October 5, 2016

A Sign The Boom Is Starting To Unwind

A report from the Financial Post in Canada. “Cross-border tax and legal advisors are in for a busy week as a retroactive closing of a tax loophole that allowed foreign home buyers to avoid paying capital gains taxes went into effect this week. Derek Holt, vice-president at Scotiabank Economics, points out that a lot of foreign investors just lost a big chunk of the gains they’ve made on their investments. ‘American, Asian and European clients are — or should be — suddenly sweating over losing up to a quarter of the value of past investments in Canadian real estate,’ he said in a note to clients.”

“The closing of the loophole went in to effect the day before the announcement. Holt notes it was a smart move, because there would have been a flood of for sale signs being erected if a future date had been set. But Holt also questions implementing the law at all, especially because it’s not quite clear how many foreign buyers only invested on the assumption that they could avoid paying capital gains taxes.
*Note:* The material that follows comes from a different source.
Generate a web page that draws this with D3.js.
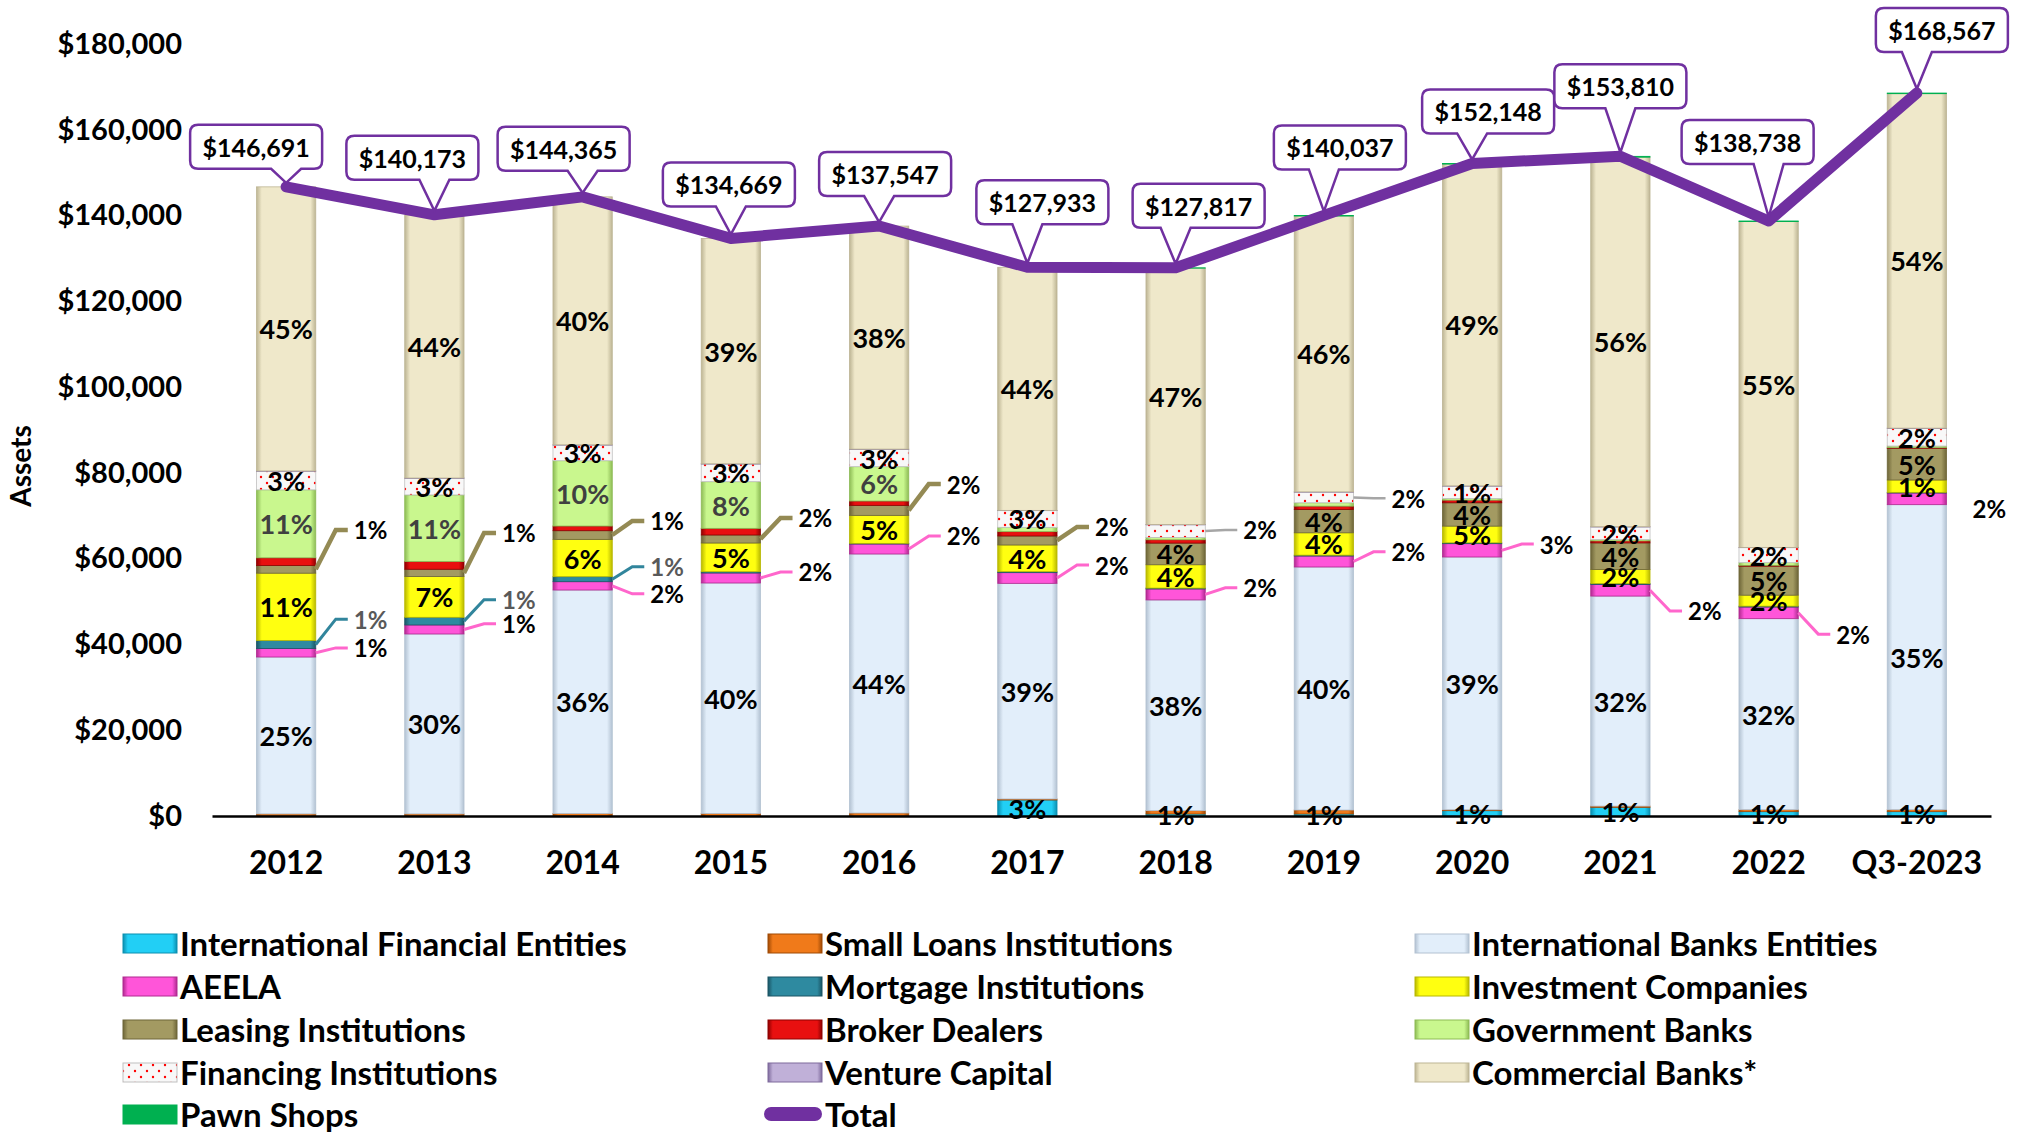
<!DOCTYPE html>
<html>
<head>
<meta charset="utf-8">
<script src="https://cdn.jsdelivr.net/npm/d3@7"></script>
<style>
  body { margin: 0; background: #fff; }
  text { font-family: Lato, "Open Sans", sans-serif; font-weight: 700; }
</style>
</head>
<body>
<div id="chart"></div>
<script>
// values in $ millions
var years = ["2012", "2013", "2014", "2015", "2016", "2017", "2018", "2019", "2020", "2021", "2022", "Q3-2023"];
var totals = [146691, 140173, 144365, 134669, 137547, 127933, 127817, 140037, 152148, 153810, 138738, 168567];

var intlFinancial = [0, 0, 0, 0, 0, 3730, 470, 470, 1240, 2020, 1010, 1010];
var smallLoans    = [500, 500, 600, 600, 700, 250, 780, 930, 230, 300, 470, 470];
var intlBanks     = [36570, 41940, 52090, 53730, 60390, 50270, 49130, 56660, 58920, 48960, 44530, 71110];
var aeela         = [1980, 2100, 1940, 2330, 2330, 2490, 2560, 2560, 3110, 2720, 2720, 2720];
var mortgage      = [1870, 1790, 1170, 300, 150, 230, 200, 200, 200, 200, 200, 150];
var investment    = [15700, 9490, 8700, 6690, 6530, 6220, 5440, 5210, 3890, 3260, 2560, 2880];
var leasing       = [1790, 1710, 2020, 1870, 2330, 2100, 5050, 5440, 5440, 6220, 6760, 7380];
var broker        = [1790, 1790, 1090, 1550, 1010, 1010, 780, 780, 620, 470, 200, 150];
var government    = [15850, 15540, 15230, 10880, 8010, 1010, 540, 780, 390, 300, 620, 390];
var financing     = [4350, 3890, 3650, 4120, 4040, 3890, 2950, 2490, 2880, 2950, 3500, 4120];
var venture       = [60, 60, 60, 60, 60, 60, 60, 60, 60, 60, 60, 60];
var commercial    = [66231, 61363, 57815, 52539, 51997, 56673, 59777, 64307, 75018, 86150, 75958, 77977];
var pawn          = [0, 0, 0, 0, 0, 0, 80, 150, 150, 200, 150, 150];

// percentage labels printed inside the segments
var intlFinancialPct = [null, null, null, null, null, "3%", "1%", "1%", "1%", "1%", "1%", "1%"];
var intlBanksPct  = ["25%", "30%", "36%", "40%", "44%", "39%", "38%", "40%", "39%", "32%", "32%", "35%"];
var investmentPct = ["11%", "7%", "6%", "5%", "5%", "4%", "4%", "4%", "5%", "2%", "2%", "1%"];
var leasingPct    = [null, null, null, null, null, null, "4%", "4%", "4%", "4%", "5%", "5%"];
var governmentPct = ["11%", "11%", "10%", "8%", "6%", null, null, null, null, null, null, null];
var financingPct  = ["3%", "3%", "3%", "3%", "3%", "3%", null, null, "1%", "2%", "2%", "2%"];
var commercialPct = ["45%", "44%", "40%", "39%", "38%", "44%", "47%", "46%", "49%", "56%", "55%", "54%"];

// labels pulled out of the bar: series, year index, text, label height ($)
var callouts = [
  ["Leasing Institutions", 0, "1%", 66700], ["Mortgage Institutions", 0, "1%", 45900], ["AEELA", 0, "1%", 39200],
  ["Leasing Institutions", 1, "1%", 66000], ["Mortgage Institutions", 1, "1%", 50400], ["AEELA", 1, "1%", 44800],
  ["Leasing Institutions", 2, "1%", 68800], ["Mortgage Institutions", 2, "1%", 58100], ["AEELA", 2, "2%", 51800],
  ["Leasing Institutions", 3, "2%", 69500], ["AEELA", 3, "2%", 56900],
  ["Leasing Institutions", 4, "2%", 77400], ["AEELA", 4, "2%", 65300],
  ["Leasing Institutions", 5, "2%", 67400], ["AEELA", 5, "2%", 58500],
  ["Financing Institutions", 6, "2%", 66700], ["AEELA", 6, "2%", 53200],
  ["Financing Institutions", 7, "2%", 74100], ["AEELA", 7, "2%", 61600],
  ["AEELA", 8, "3%", 63400],
  ["AEELA", 9, "2%", 47800],
  ["AEELA", 10, "2%", 42400],
  ["AEELA", 11, "2%", 71800]
];

// where the total boxes sit relative to their point
var boxDx = [-30, -22, -19, -2, 6, 15, 23, 16, 16, 0, -21, 25];
var boxDy = [-40, -57, -48, -54, -52, -65, -62, -68, -52, -70, -79, -63];

var seriesNames = ["International Financial Entities", "Small Loans Institutions", "International Banks Entities",
  "AEELA", "Mortgage Institutions", "Investment Companies", "Leasing Institutions", "Broker Dealers",
  "Government Banks", "Financing Institutions", "Venture Capital", "Commercial Banks*", "Pawn Shops"];
var seriesValues = [intlFinancial, smallLoans, intlBanks, aeela, mortgage, investment, leasing, broker,
  government, financing, venture, commercial, pawn];

var insideLabels = {
  "International Financial Entities": intlFinancialPct,
  "International Banks Entities": intlBanksPct,
  "Investment Companies": investmentPct,
  "Leasing Institutions": leasingPct,
  "Government Banks": governmentPct,
  "Financing Institutions": financingPct,
  "Commercial Banks*": commercialPct
};

// base colour and edge colour of each series
var fills = {
  "International Financial Entities": ["#22CFF5", "#0B8FB0"],
  "Small Loans Institutions": ["#F07A1A", "#A04A05"],
  "International Banks Entities": ["#E2EEFA", "#B3C2D2"],
  "AEELA": ["#FF55D9", "#B02A90"],
  "Mortgage Institutions": ["#2E8AA0", "#1A5565"],
  "Investment Companies": ["#FFFF10", "#B8B800"],
  "Leasing Institutions": ["#A39A62", "#6E6638"],
  "Broker Dealers": ["#E81010", "#8E0000"],
  "Government Banks": ["#C9F78E", "#8DBB55"],
  "Financing Institutions": ["#FAFAFA", "#C0C0C0"],
  "Venture Capital": ["#C0B0D8", "#7E6A9C"],
  "Commercial Banks*": ["#EFE8CA", "#BDB594"],
  "Pawn Shops": ["#00B050", "#00B050"]
};
var calloutColors = {
  "Leasing Institutions": ["#948A54", 4.5, "#000"],
  "Mortgage Institutions": ["#31859C", 3, "#595959"],
  "AEELA": ["#FF66CC", 3, "#000"],
  "Financing Institutions": ["#A6A6A6", 2.5, "#000"]
};

var width = 2017, height = 1135;

var svg = d3.select("#chart").append("svg")
    .attr("width", width)
    .attr("height", height)
    .style("background", "#fff");

var defs = svg.append("defs");
seriesNames.forEach(function (name, i) {
    var g = defs.append("linearGradient").attr("id", "g" + i)
        .attr("x1", 0).attr("x2", 1).attr("y1", 0).attr("y2", 0);
    g.append("stop").attr("offset", "0%").attr("stop-color", fills[name][1]);
    g.append("stop").attr("offset", "9%").attr("stop-color", fills[name][0]);
    g.append("stop").attr("offset", "91%").attr("stop-color", fills[name][0]);
    g.append("stop").attr("offset", "100%").attr("stop-color", fills[name][1]);
});
var pat = defs.append("pattern").attr("id", "dots")
    .attr("patternUnits", "userSpaceOnUse").attr("width", 12).attr("height", 12);
pat.append("rect").attr("width", 12).attr("height", 12).attr("fill", "#F8F8F8");
pat.append("circle").attr("cx", 3).attr("cy", 3).attr("r", 1.2).attr("fill", "#FF0000");
pat.append("circle").attr("cx", 9).attr("cy", 9).attr("r", 1.2).attr("fill", "#FF0000");

function fillOf(name) {
    return name === "Financing Institutions" ? "url(#dots)" : "url(#g" + seriesNames.indexOf(name) + ")";
}

var x = d3.scaleBand().domain(years).range([212, 1991]).paddingInner(0.6).paddingOuter(0.3);
var y = d3.scaleLinear().domain([0, 180000]).range([816, 44]);
var bw = x.bandwidth();

var rows = years.map(function (yr, i) {
    var r = { year: yr };
    seriesNames.forEach(function (name, k) { r[name] = seriesValues[k][i]; });
    return r;
});
var stacked = d3.stack().keys(seriesNames)(rows);

// bars
var layers = svg.append("g").selectAll("g")
    .data(stacked)
    .enter().append("g")
    .attr("fill", function (d) { return fillOf(d.key); })
    .attr("stroke", function (d) { return fills[d.key][1]; })
    .attr("stroke-width", 0.8);

layers.selectAll("rect")
    .data(function (d) { return d; })
    .enter().append("rect")
    .attr("x", function (d) { return x(d.data.year); })
    .attr("width", bw)
    .attr("y", function (d) { return y(d[1]); })
    .attr("height", function (d) { return Math.max(0, y(d[0]) - y(d[1])); });

// labels inside the segments
stacked.forEach(function (layer) {
    var labels = insideLabels[layer.key];
    if (!labels) return;
    layer.forEach(function (d, i) {
        if (!labels[i]) return;
        svg.append("text")
            .attr("x", x(d.data.year) + bw / 2)
            .attr("y", (y(d[0]) + y(d[1])) / 2)
            .attr("text-anchor", "middle")
            .attr("dominant-baseline", "central")
            .attr("font-size", 27)
            .attr("fill", layer.key === "Government Banks" ? "#404040" : "#000")
            .text(labels[i]);
    });
});

// callout labels with leader lines
callouts.forEach(function (c) {
    var layer = stacked[seriesNames.indexOf(c[0])];
    var d = layer[c[1]];
    var right = x(years[c[1]]) + bw;
    var segMid = (y(d[0]) + y(d[1])) / 2;
    var ly = y(c[3]);
    var style = calloutColors[c[0]];
    var tx = right + 38;
    if (c[1] === years.length - 1) {
        tx = right + 26;
    } else {
        svg.append("path")
            .attr("d", "M" + right + "," + segMid + "L" + (right + 20) + "," + ly + "H" + (right + 32))
            .attr("fill", "none")
            .attr("stroke", style[0])
            .attr("stroke-width", style[1]);
    }
    svg.append("text")
        .attr("x", tx)
        .attr("y", ly)
        .attr("dominant-baseline", "central")
        .attr("font-size", 24)
        .attr("fill", style[2])
        .text(c[2]);
});

// total line
var line = d3.line()
    .x(function (d, i) { return x(years[i]) + bw / 2; })
    .y(function (d) { return y(d); });

svg.append("path")
    .datum(totals)
    .attr("d", line)
    .attr("fill", "none")
    .attr("stroke", "#7030A0")
    .attr("stroke-width", 11)
    .attr("stroke-linejoin", "round")
    .attr("stroke-linecap", "round");

// total callout boxes
function boxPath(cx, cy, w, h, r, tx, ty) {
    var l = cx - w / 2, rt = cx + w / 2, t = cy - h / 2, b = cy + h / 2;
    var bc = Math.max(l + r + 16, Math.min(rt - r - 16, tx));
    var hw = 15;
    return "M" + (l + r) + "," + t + "H" + (rt - r) + "Q" + rt + "," + t + " " + rt + "," + (t + r) +
        "V" + (b - r) + "Q" + rt + "," + b + " " + (rt - r) + "," + b +
        "H" + (bc + hw) + "L" + tx + "," + ty + "L" + (bc - hw) + "," + b +
        "H" + (l + r) + "Q" + l + "," + b + " " + l + "," + (b - r) +
        "V" + (t + r) + "Q" + l + "," + t + " " + (l + r) + "," + t + "Z";
}

totals.forEach(function (v, i) {
    var px = x(years[i]) + bw / 2, py = y(v);
    var cx = px + boxDx[i], cy = py + boxDy[i];
    svg.append("path")
        .attr("d", boxPath(cx, cy, 132, 44, 8, px, py - 4))
        .attr("fill", "#fff")
        .attr("stroke", "#7030A0")
        .attr("stroke-width", 2.5);
    svg.append("text")
        .attr("x", cx)
        .attr("y", cy)
        .attr("text-anchor", "middle")
        .attr("dominant-baseline", "central")
        .attr("font-size", 25)
        .text("$" + d3.format(",")(v));
});

// axes
var xAxis = svg.append("g")
    .attr("transform", "translate(0,816)")
    .call(d3.axisBottom(x).tickSize(0).tickSizeOuter(0));
xAxis.select(".domain").attr("stroke", "#000").attr("stroke-width", 2.5);
xAxis.selectAll("text")
    .attr("y", 47).attr("dy", "0.35em")
    .attr("font-size", 32)
    .attr("font-family", "Lato, sans-serif")
    .attr("fill", "#000");

var yAxis = svg.append("g")
    .attr("transform", "translate(182,0)")
    .call(d3.axisLeft(y).tickValues(d3.range(0, 180001, 20000)).tickSize(0).tickPadding(0)
        .tickFormat(function (d) { return "$" + d3.format(",")(d); }));
yAxis.select(".domain").remove();
yAxis.selectAll("text")
    .attr("font-size", 29)
    .attr("font-family", "Lato, sans-serif")
    .attr("fill", "#000");

svg.append("text")
    .attr("transform", "translate(31,466) rotate(-90)")
    .attr("text-anchor", "middle")
    .attr("font-size", 28)
    .text("Assets");

// legend
var legendCols = [123, 768, 1415];
var legendRows = [943, 986, 1029, 1072, 1114];
var legendItems = seriesNames.concat(["Total"]);
legendItems.forEach(function (name, i) {
    var lx = legendCols[i % 3], ly = legendRows[Math.floor(i / 3)];
    if (name === "Total") {
        svg.append("rect").attr("x", lx - 4).attr("y", ly - 7).attr("width", 58).attr("height", 14)
            .attr("rx", 7).attr("fill", "#7030A0");
    } else {
        svg.append("rect").attr("x", lx).attr("y", ly - 9).attr("width", 54).attr("height", 19)
            .attr("fill", fillOf(name))
            .attr("stroke", fills[name][1]).attr("stroke-width", 1);
    }
    svg.append("text")
        .attr("x", lx + 57)
        .attr("y", ly)
        .attr("dominant-baseline", "central")
        .attr("font-size", 33)
        .text(name);
});
</script>
</body>
</html>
The economist adds that another concerning part of the law is that it essentially means that the primary residence exemption, often cited by home buying advocates as a big reason to own a house in Canada, is no longer untouchable.”

“‘The first barrier to potentially one day taxing your principal residence has been removed by now requiring full disclosure of sales to the CRA in tax filings going forward,’ he said.”

From News.com.au in Australia. “As if saving up the deposit and getting a loan wasn’t hard enough, now buyers are facing a new challenge to break into the property market — savvy homeowners banking on an increase in property prices. Darren Davey, real estate agent on the Gold Coast, said homeowners are being particularly confident that prices still have plenty of room to rise. ‘I have one particular homeowner over the course of the last three years where they have said that they wanted a certain price and I’ve said it is probably $50,000 under the price they wanted to sell at. I’ve then come back six to nine months later to tell them I think I can achieve that price now, only for them to turn around and say they want another $50,000-$60,000 on top of that. That has happened to me three times now with the same owner,’ he told news.com.au.”

“After such strong growth it is hard to remember that property isn’t immune to normal market cycles — the fact is that what goes up must come down. LJ Hooker chief executive Grant Harrod said the number of properties being sold is considerably fewer than last year. ‘We have certainly seen some properties in the last couple of weeks that had been on the market for a while because vendor expectation around price was a little bit too high, and they have had to adjust and then the property was sold,’ Mr Harrod said.”

“Mr Davey cautioned that by continuing to hold off now, homeowners on the Gold Coast could actually see prices drop by the Commonwealth Games. ‘They seem quite savvy, but at the same time if enough people are doing it, it is going to have the reverse effect. It will turn into a bit of a glut of property on the marketplace,’ he said.”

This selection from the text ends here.